Leaders of Tomorrow shine

Isatu and Amara Fofanah speak to the crowd at the 15th annual Leaders of Tomorrow awards while the nominees pay close attention in the background.


They may have handed out only four awards at the 15th annual Leaders of Tomorrow ceremony but all of the nominees were winners on April 10 at Diamond Willow Middle School.

Kelly McCheyne was the master of ceremonies and spoke of the importance of recognizing the hard work young people do in the community.

“Every student that is here today has worked very hard to make a difference in their school — I think we have all the schools represented — and to make a difference in our great community. We are so proud of their endeavours and we know that they are all future leaders of tomorrow,” said McCheyne.

Coun. Doug Gill brought greetings from the Town of Ponoka.

“I’m very impressed to see such a great turnout for this important occasion as we honor youth in our community. The youth of this community are certainly doing well and your accomplishments, leadership and volunteerism are a source of pride for your families, your school and the community,” said Gill. “You are all positive role models for your peers and a very valuable resource to the town of Ponoka. You are our future.”
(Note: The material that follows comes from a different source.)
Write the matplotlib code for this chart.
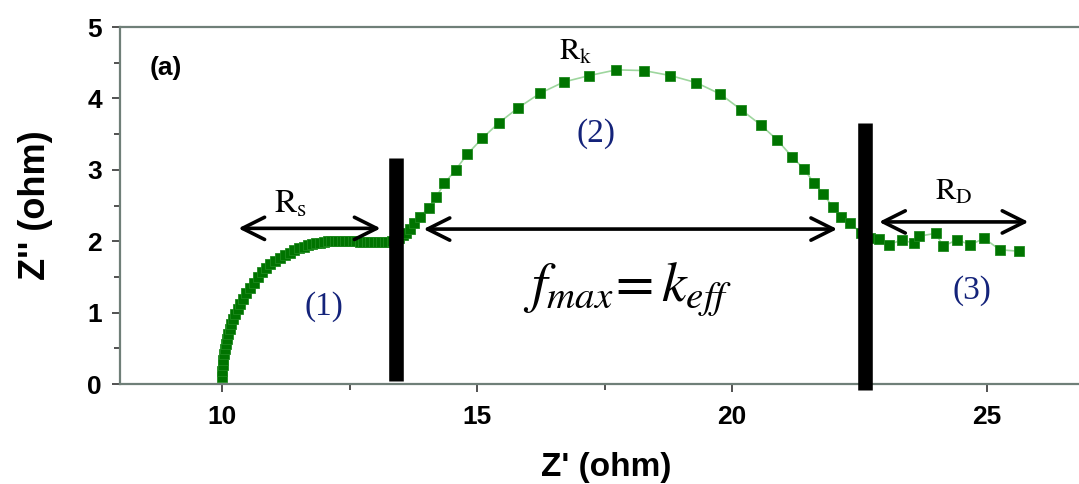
import matplotlib
matplotlib.use('Agg')
import matplotlib.pyplot as plt
from matplotlib.ticker import MultipleLocator

plt.rcParams['mathtext.fontset'] = 'stix'

# impedance data (Z' , Z'')
z_re_1 = [10.00, 10.00, 10.01, 10.02, 10.03, 10.05, 10.07, 10.09, 10.12, 10.15,
          10.18, 10.22, 10.26, 10.31, 10.36, 10.42, 10.48, 10.55, 10.62, 10.70,
          10.78, 10.86, 10.95, 11.04, 11.13, 11.23, 11.33, 11.42, 11.51, 11.60,
          11.68, 11.76, 11.84, 11.92, 12.00, 12.07, 12.14, 12.21, 12.28, 12.35,
          12.42, 12.49, 12.56, 12.63, 12.70, 12.77, 12.84, 12.91, 12.98, 13.05,
          13.12, 13.19, 13.26, 13.33, 13.40]
z_im_1 = [0.10, 0.18, 0.26, 0.34, 0.42, 0.49, 0.56, 0.63, 0.70, 0.77,
          0.84, 0.91, 0.98, 1.05, 1.12, 1.19, 1.27, 1.35, 1.42, 1.50,
          1.57, 1.63, 1.68, 1.72, 1.76, 1.80, 1.84, 1.87, 1.90, 1.92,
          1.94, 1.96, 1.97, 1.98, 1.99, 2.00, 2.00, 2.00, 2.00, 2.00,
          2.00, 2.00, 2.00, 2.00, 1.99, 1.99, 1.99, 1.99, 1.99, 1.99,
          1.99, 1.99, 1.99, 2.00, 2.01]

z_re_2 = [13.47, 13.54, 13.61, 13.68, 13.76, 13.88, 14.05, 14.20, 14.36, 14.58,
          14.81, 15.10, 15.43, 15.81, 16.23, 16.70, 17.20, 17.73, 18.27, 18.79,
          19.30, 19.77, 20.18, 20.56, 20.88, 21.18, 21.41, 21.60, 21.79, 21.97,
          22.14, 22.32, 22.52, 22.70]
z_im_2 = [2.04, 2.08, 2.12, 2.17, 2.26, 2.34, 2.47, 2.62, 2.81, 3.00,
          3.22, 3.44, 3.66, 3.87, 4.07, 4.23, 4.32, 4.40, 4.39, 4.32,
          4.22, 4.06, 3.84, 3.63, 3.42, 3.18, 3.01, 2.82, 2.66, 2.48,
          2.34, 2.26, 2.11, 2.05]

z_re_3 = [22.88, 23.07, 23.33, 23.56, 23.66, 23.99, 24.14, 24.41, 24.67, 24.94, 25.25, 25.62]
z_im_3 = [2.03, 1.95, 2.02, 1.97, 2.07, 2.11, 1.93, 2.02, 1.95, 2.04, 1.88, 1.86]

# region separators (x, y_bottom, y_top)
bar_x = [13.42, 22.61]
bar_bottom = [0.04, -0.08]
bar_top = [3.17, 3.66]

# double arrows (x_start, x_end, y)
arrow_x0 = [10.32, 13.95, 22.88]
arrow_x1 = [13.11, 22.06, 25.81]
arrow_y = [2.18, 2.17, 2.27]

z_re = z_re_1 + z_re_2 + z_re_3
z_im = z_im_1 + z_im_2 + z_im_3

fig = plt.figure(figsize=(10.79, 4.84), dpi=100)
ax = fig.add_axes([0.1112, 0.2066, 0.8888, 0.7376])

ax.plot(z_re, z_im, '-', color='#9ed69e', lw=1.2, zorder=2)
ax.plot(z_re, z_im, 's', color='#007400', mec='#1f8a1f', mew=0.6, ms=6.5, ls='none', zorder=3)

for x, y0, y1 in zip(bar_x, bar_bottom, bar_top):
    ax.plot([x, x], [y0, y1], color='k', lw=10.5, solid_capstyle='butt', zorder=5, clip_on=False)

for x0, x1, y in zip(arrow_x0, arrow_x1, arrow_y):
    ax.annotate('', xy=(x1, y), xytext=(x0, y),
                arrowprops=dict(arrowstyle='<->,head_length=0.8,head_width=0.4',
                                lw=2.6, color='k', shrinkA=0, shrinkB=0,
                                mutation_scale=20), zorder=6)

# labels
ax.text(11.35, 2.53, r'$\mathrm{R}_{\mathrm{s}}$', fontsize=24, ha='center', va='center')
ax.text(16.93, 4.65, r'$\mathrm{R}_{\mathrm{k}}$', fontsize=22, ha='center', va='center')
ax.text(24.34, 2.70, r'$\mathrm{R}_{\mathrm{D}}$', fontsize=22, ha='center', va='center')
navy = '#14237a'
ax.text(11.99, 1.08, '(1)', fontsize=24, family='Liberation Serif', color=navy, ha='center', va='center')
ax.text(17.34, 3.51, '(2)', fontsize=24, family='Liberation Serif', color=navy, ha='center', va='center')
ax.text(24.71, 1.31, '(3)', fontsize=24, family='Liberation Serif', color=navy, ha='center', va='center')
ax.text(17.95, 1.32, r'$f_{max}\!=k_{eff}$', fontsize=40, ha='center', va='center')
ax.text(8.89, 4.43, '(a)', fontsize=19, fontweight='bold', family='Liberation Sans',
        ha='center', va='center')

ax.set_xlim(8.0, 26.8)
ax.set_ylim(0, 5)
ax.xaxis.set_major_locator(MultipleLocator(5))
ax.xaxis.set_minor_locator(MultipleLocator(2.5))
ax.yaxis.set_major_locator(MultipleLocator(1))
ax.yaxis.set_minor_locator(MultipleLocator(0.5))

spine_c = '#6f7f78'
for s in ['left', 'bottom', 'top']:
    ax.spines[s].set_color(spine_c)
    ax.spines[s].set_linewidth(1.6)
ax.spines['right'].set_visible(False)
ax.tick_params(which='both', direction='out', color='#333333', width=1.2, top=False, right=False)
ax.tick_params(which='major', length=6)
ax.tick_params(which='minor', length=4)
ax.tick_params(axis='x', pad=9)
ax.tick_params(axis='y', pad=7)

for lab in ax.get_xticklabels() + ax.get_yticklabels():
    lab.set_family('Liberation Sans')
    lab.set_fontweight('bold')
    lab.set_fontsize(19)

ax.set_xlabel("Z' (ohm)", fontsize=24, fontweight='bold', family='Liberation Sans')
ax.set_ylabel("Z'' (ohm)", fontsize=26, fontweight='bold', family='Liberation Sans')
ax.xaxis.set_label_coords(0.507, -0.19)
ax.yaxis.set_label_coords(-0.07, 0.5)

fig.savefig('out.png', dpi=100)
Ponoka County Reeve Gordon Svenningsen began by sharing a story about spending time in DWMS. He remembered the room where the event took place was the old library, a place where he spent a lot of time growing up as a kid — in detention.

“The young people who are being honored today, as I look at the crowd, some of your parents, grandparents and great-grandparents were true builders of our community and we know you are following in their footsteps,” said Svenningsen.

The junior category comprised eight nominees from grades 6 to 8. An independent panel from outside of Ponoka reviewed each kids contribution to the community and when it was all said and done, McKenzie Henderson and Regan Corkery were the two winners.

The senior division, which is made up of students from grades 9 to 12, had eight nominees. Kiara Kjenner and Sarah Davis were the recipients of the awards recognizing their outstanding contributions to Ponoka.

Kjenner and Davis were shocked that they were selected as the two award winners, recognizing the talents and hard work of all of the nominees.

“I was surprised because there was lots of nominees that were really good,” said Davis who is organizing the Ponoka Relay for Life.

“I felt we all deserved to be up there. We are all leaders. It felt good to be recognized and be noticed for the hard work we are doing and the effort we are putting in to make the community better,” said Kjenner.

One of the powerful moments of the ceremony came when siblings Isatu and Amara Fofanah stepped up the microphone as special guest speakers.

The two spoke passionately about their journey to Canada from Africa and some of the hardships they had to overcome.

Amara talked about being bullied when he first arrived and how he had to stand up and push through the intimidation to accomplish his goals.

Isatu’s voice was shaky when she talked about being called an “N-word” on the playground and how it affected her. As she continued, one could see her strength of character, choosing not to retaliate to the words that hurt her so deeply but instead trying to understand why someone would hurl such painful and poignant language.

The two stressed how the challenges they have faced have made them stronger.

“The one thing that has motivated me the most is my past. I think about where I came from and the obstacles I have overcome to be where I am today and tell myself if I can live through what I have lived through then nothing is impossible,” said Isatu.